If one considers just the hazardous air pollutant (HAP) reductions that are the MATS rule’s statutory purpose, costs ($9.6 billion in 2016) exceed benefits ($4 million to $6 million) by up to 2,400 to one. To counter this PR problem, the EPA claimed the rule’s incidental PM2.5 reductions would avert 4,200-11,000 heart attacks, delivering $37 billion to $90 billion in collateral health benefits. Thus, the EPA concluded, the MATS rule’s PM2.5 “co-benefits” would exceed the rule’s costs by three to nine times.
The Obama EPA’s “co-benefits” policy is a license for regulatory excess, because even the most costly and inefficient CAA regulation will reduce PM2.5 to some degree.
The BCA rule will spotlight this problem—a critical first step to solving it. As the proposal states, disaggregation “may cause the EPA to explore whether there may be more efficient, lawful and defensible, or otherwise appropriate ways of obtaining ancillary benefits, as they may be the primary target of an alternative regulation that may more efficiently address such pollutants, through a more flexible regulatory mechanism, better geographic focus, or other factors.”
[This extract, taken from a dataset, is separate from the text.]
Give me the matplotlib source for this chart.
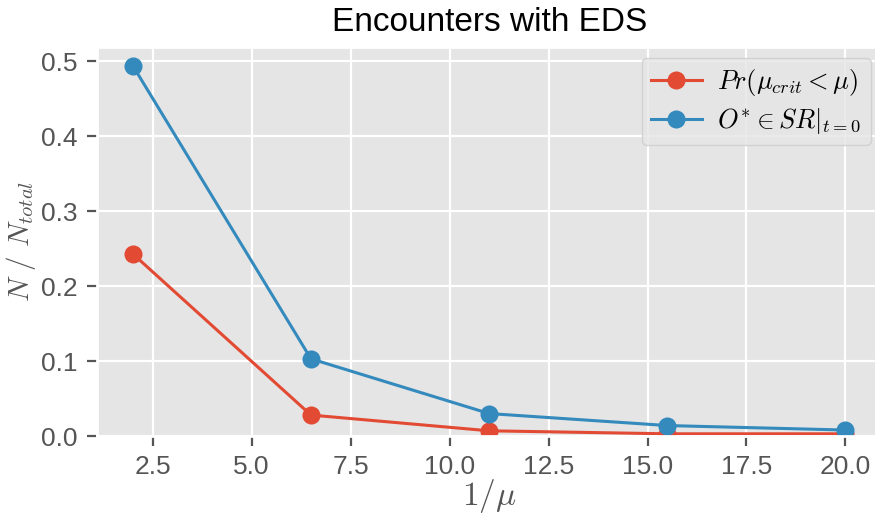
import matplotlib
matplotlib.use("Agg")
import matplotlib.pyplot as plt

# data
inv_mu = [2.0, 6.5, 11.0, 15.5, 20.0]
pr_crit = [0.243, 0.028, 0.007, 0.003, 0.003]
o_star_in_sr = [0.494, 0.103, 0.030, 0.014, 0.008]

plt.style.use("ggplot")
plt.rcParams["font.family"] = ["Liberation Sans", "DejaVu Sans"]
plt.rcParams["mathtext.fontset"] = "cm"

fig = plt.figure(figsize=(4.375, 2.565), dpi=200)
ax = fig.add_axes([0.111, 0.150, 0.896, 0.758])

ax.plot(inv_mu, pr_crit, marker="o", lw=1.1, ms=5.5, label=r"$Pr(\mu_{crit} < \mu)$")
ax.plot(inv_mu, o_star_in_sr, marker="o", lw=1.1, ms=5.5, label=r"$O^{*} \in SR|_{t=0}$")

ax.set_ylim(bottom=0)
ax.set_xticks([2.5, 5.0, 7.5, 10.0, 12.5, 15.0, 17.5, 20.0])
ax.tick_params(labelsize=9.5)

ax.set_title("Encounters with EDS", fontsize=12, color="black")
ax.set_xlabel(r"$1/\mu$", fontsize=12, labelpad=-1)
ax.set_ylabel(r"$N\ /\ N_{total}$", fontsize=10.5, labelpad=1)

ax.legend(loc="upper right", fontsize=9.5, labelspacing=0.3, borderpad=0.35,
          handlelength=1.9, handletextpad=0.6, borderaxespad=0.4)

fig.savefig("out.png", dpi=200)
CEI’s comment letter encourages the EPA to consider, in the present rulemaking and future deliberations, several options for reining in PM2.5 co-benefits abuse.
1. Challenge the efficiency, propriety, and legality of regulating PM2.5 under the guise of regulating other pollutants. For example, the MATS rule was functionally a PM2.5 reduction mandate. PM2.5 is a “criteria” air pollutant regulated under the National Ambient Air Quality Standards (NAAQS) program. MATS was promulgated under CAA section 112—a provision that effectively prohibits the EPA from using it to regulate criteria pollutants.
2. Develop the case that ancillary PM2.5 reductions are likely to increase marginal costs rather than marginal benefits. That is because the NAAQS program, which requires the EPA to both ignore costs and err on the side of caution, very likely already regulates criteria pollutants beyond their BCA optima.
3. Develop the case that PM2.5 reductions below the NAAQS should not be monetized or at a minimum not valued equally with reductions above the NAAQS. That is implied in the very idea of a NAAQS—a pollution concentration standard “requisite to protect public health” with an “adequate margin of safety.” The health benefits of pollution reductions below the NAAQS are too uncertain to monetize. Note: More than 99 percent of the MATS rule’s PM2.5 co-benefits were attributed to reductions in areas already in compliance with the NAAQS.
4. Reconsider the health benefits of collateral PM2.5 reductions in the light of mundane realities that do not comport with the Killer PM2.5 Narrative. For example, a never-smoker inhales about 2 ounces of PM2.5 over a lifetime. A half pack a day smoker inhales 4.5 lbs. of PM2.5 over 15 years. If the smoker quits at age 35, her life expectancy (80 years) is identical to that of a never-smoker. As regulatory analyst Steve Milloy observes, “If one can inhale either a little or a lot of PM2.5 over the course of a lifetime and expect to live the same length of time, then PM2.5 does not kill on a long-term basis.”